Tally the lines of the data that include the word "chart" and state the total, nothing else.

* * * * * * * * *

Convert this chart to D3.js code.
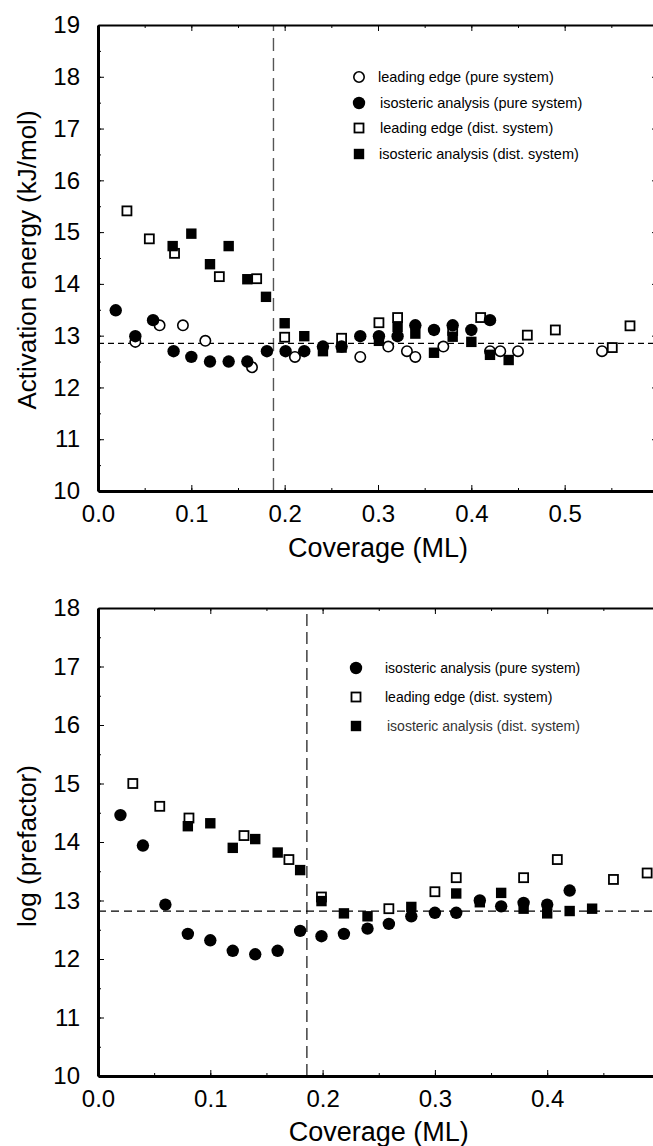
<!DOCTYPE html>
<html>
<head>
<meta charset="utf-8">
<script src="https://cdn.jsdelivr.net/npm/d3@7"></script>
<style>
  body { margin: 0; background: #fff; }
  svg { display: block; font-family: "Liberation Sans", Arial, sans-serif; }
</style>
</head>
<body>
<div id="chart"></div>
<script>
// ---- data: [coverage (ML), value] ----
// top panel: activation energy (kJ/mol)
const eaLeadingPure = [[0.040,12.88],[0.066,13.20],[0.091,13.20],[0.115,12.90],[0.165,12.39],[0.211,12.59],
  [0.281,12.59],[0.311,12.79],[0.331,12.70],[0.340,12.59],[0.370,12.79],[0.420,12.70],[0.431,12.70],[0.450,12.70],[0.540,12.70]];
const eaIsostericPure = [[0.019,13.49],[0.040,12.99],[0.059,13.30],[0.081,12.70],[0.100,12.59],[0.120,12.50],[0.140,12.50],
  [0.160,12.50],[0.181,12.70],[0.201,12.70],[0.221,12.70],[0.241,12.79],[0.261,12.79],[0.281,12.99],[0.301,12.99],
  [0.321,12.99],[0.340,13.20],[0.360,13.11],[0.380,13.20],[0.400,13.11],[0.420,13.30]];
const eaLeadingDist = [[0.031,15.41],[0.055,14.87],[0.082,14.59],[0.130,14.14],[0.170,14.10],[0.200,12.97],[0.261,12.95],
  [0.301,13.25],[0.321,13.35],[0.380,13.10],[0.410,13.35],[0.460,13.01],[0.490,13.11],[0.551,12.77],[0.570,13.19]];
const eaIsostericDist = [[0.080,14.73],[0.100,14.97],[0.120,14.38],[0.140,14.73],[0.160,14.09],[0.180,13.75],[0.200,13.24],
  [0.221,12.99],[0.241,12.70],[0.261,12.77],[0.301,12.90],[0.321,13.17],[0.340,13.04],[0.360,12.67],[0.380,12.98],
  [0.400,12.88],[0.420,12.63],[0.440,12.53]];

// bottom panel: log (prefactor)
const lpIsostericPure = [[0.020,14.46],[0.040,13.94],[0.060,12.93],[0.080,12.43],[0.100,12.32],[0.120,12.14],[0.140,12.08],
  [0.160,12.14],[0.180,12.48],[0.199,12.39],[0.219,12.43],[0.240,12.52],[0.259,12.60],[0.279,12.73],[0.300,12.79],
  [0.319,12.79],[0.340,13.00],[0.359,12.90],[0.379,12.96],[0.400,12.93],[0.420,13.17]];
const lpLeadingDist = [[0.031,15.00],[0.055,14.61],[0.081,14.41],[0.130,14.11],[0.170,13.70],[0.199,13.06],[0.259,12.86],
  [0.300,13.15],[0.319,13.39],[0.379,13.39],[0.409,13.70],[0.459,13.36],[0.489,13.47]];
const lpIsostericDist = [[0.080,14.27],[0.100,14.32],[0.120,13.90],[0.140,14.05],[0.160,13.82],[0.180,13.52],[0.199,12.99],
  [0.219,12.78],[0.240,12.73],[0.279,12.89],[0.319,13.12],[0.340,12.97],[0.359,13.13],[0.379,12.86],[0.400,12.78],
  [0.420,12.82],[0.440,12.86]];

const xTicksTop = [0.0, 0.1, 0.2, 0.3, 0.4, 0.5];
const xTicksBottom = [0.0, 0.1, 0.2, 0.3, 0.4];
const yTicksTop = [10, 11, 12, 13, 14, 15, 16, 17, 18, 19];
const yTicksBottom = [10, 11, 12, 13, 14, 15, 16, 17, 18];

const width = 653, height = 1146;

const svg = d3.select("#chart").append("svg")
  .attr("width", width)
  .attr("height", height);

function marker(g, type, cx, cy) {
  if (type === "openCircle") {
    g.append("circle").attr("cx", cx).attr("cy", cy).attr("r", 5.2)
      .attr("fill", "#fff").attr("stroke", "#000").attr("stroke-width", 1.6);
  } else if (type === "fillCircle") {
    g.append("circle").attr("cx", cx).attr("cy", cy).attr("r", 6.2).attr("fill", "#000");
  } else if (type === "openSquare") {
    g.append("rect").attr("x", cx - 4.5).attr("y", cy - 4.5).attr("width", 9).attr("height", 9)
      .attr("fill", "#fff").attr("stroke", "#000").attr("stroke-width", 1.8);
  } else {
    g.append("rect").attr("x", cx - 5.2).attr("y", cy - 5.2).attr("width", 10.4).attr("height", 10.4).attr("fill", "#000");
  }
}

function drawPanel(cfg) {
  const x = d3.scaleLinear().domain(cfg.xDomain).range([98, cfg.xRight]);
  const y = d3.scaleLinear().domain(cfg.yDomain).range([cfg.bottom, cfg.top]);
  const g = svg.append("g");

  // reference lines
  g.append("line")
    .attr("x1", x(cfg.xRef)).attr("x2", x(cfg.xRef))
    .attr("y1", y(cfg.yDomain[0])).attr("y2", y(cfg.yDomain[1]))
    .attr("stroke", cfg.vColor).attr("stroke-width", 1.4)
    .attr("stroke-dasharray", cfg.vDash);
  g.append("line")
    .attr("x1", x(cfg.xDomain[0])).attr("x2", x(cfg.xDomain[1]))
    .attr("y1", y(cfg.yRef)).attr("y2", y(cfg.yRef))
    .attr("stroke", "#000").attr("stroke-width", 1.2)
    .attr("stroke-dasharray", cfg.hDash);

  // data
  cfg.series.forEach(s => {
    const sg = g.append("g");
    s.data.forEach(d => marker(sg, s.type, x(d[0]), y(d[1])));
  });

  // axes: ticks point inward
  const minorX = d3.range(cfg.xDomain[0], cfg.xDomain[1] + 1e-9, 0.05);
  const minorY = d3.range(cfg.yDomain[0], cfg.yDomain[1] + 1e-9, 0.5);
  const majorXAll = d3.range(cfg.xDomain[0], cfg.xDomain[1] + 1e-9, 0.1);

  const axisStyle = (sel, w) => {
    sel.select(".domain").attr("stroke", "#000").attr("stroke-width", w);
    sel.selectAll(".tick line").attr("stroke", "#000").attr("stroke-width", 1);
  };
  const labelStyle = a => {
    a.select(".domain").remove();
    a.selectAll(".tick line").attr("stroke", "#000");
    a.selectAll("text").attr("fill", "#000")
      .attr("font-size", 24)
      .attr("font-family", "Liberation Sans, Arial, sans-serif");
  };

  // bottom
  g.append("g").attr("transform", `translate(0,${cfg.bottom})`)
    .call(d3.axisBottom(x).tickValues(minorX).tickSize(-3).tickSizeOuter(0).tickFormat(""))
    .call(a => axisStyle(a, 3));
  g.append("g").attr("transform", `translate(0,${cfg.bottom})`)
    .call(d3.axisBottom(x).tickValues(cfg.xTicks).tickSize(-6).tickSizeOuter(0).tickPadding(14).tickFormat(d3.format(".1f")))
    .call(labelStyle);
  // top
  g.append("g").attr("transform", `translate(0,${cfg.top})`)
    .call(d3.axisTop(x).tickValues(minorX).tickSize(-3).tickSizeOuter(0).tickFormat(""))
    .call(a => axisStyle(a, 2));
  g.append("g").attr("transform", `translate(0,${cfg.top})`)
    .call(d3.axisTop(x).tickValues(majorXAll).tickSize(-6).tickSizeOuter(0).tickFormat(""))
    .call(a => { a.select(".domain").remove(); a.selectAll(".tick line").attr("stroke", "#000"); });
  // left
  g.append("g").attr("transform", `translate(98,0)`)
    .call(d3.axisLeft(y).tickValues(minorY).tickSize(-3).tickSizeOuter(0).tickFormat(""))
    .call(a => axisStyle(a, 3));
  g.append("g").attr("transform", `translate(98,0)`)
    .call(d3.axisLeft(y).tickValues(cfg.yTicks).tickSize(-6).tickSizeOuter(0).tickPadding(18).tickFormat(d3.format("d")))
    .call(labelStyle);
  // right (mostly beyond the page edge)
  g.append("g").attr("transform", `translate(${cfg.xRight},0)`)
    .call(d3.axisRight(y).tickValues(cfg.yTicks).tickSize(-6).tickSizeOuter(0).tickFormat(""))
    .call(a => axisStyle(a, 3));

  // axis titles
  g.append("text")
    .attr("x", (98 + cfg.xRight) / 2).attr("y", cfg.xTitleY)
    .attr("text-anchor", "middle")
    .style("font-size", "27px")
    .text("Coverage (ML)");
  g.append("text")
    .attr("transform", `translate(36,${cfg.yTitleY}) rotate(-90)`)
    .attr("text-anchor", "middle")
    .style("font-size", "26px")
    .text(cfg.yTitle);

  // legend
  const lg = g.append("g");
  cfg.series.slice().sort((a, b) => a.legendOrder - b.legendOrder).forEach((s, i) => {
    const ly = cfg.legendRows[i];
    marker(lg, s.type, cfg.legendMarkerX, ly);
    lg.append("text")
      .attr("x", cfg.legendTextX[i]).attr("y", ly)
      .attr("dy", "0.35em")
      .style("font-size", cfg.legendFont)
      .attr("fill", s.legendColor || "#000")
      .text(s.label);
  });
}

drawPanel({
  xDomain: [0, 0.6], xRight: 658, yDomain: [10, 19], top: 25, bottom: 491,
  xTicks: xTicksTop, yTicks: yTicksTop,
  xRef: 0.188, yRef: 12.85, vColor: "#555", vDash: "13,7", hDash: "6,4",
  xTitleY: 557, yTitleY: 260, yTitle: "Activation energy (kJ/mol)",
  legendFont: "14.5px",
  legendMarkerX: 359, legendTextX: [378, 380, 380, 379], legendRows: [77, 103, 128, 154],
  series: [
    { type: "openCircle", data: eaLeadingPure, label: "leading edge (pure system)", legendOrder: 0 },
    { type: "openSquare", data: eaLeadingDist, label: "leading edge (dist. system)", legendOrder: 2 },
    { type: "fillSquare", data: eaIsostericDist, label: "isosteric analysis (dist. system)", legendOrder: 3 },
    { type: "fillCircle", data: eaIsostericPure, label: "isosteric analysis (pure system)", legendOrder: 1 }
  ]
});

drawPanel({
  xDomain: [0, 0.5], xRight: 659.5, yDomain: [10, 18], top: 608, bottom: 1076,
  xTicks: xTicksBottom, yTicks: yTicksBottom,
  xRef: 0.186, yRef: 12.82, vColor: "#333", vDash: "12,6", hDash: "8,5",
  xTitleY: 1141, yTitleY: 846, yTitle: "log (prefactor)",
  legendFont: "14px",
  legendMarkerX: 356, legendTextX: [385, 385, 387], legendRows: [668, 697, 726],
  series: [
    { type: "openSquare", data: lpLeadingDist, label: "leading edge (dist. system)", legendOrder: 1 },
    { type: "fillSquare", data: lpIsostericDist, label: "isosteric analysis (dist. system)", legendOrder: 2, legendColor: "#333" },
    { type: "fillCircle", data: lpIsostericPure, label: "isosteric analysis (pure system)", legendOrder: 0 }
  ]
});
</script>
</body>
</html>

* * * * * * * * *

Complete answer: 3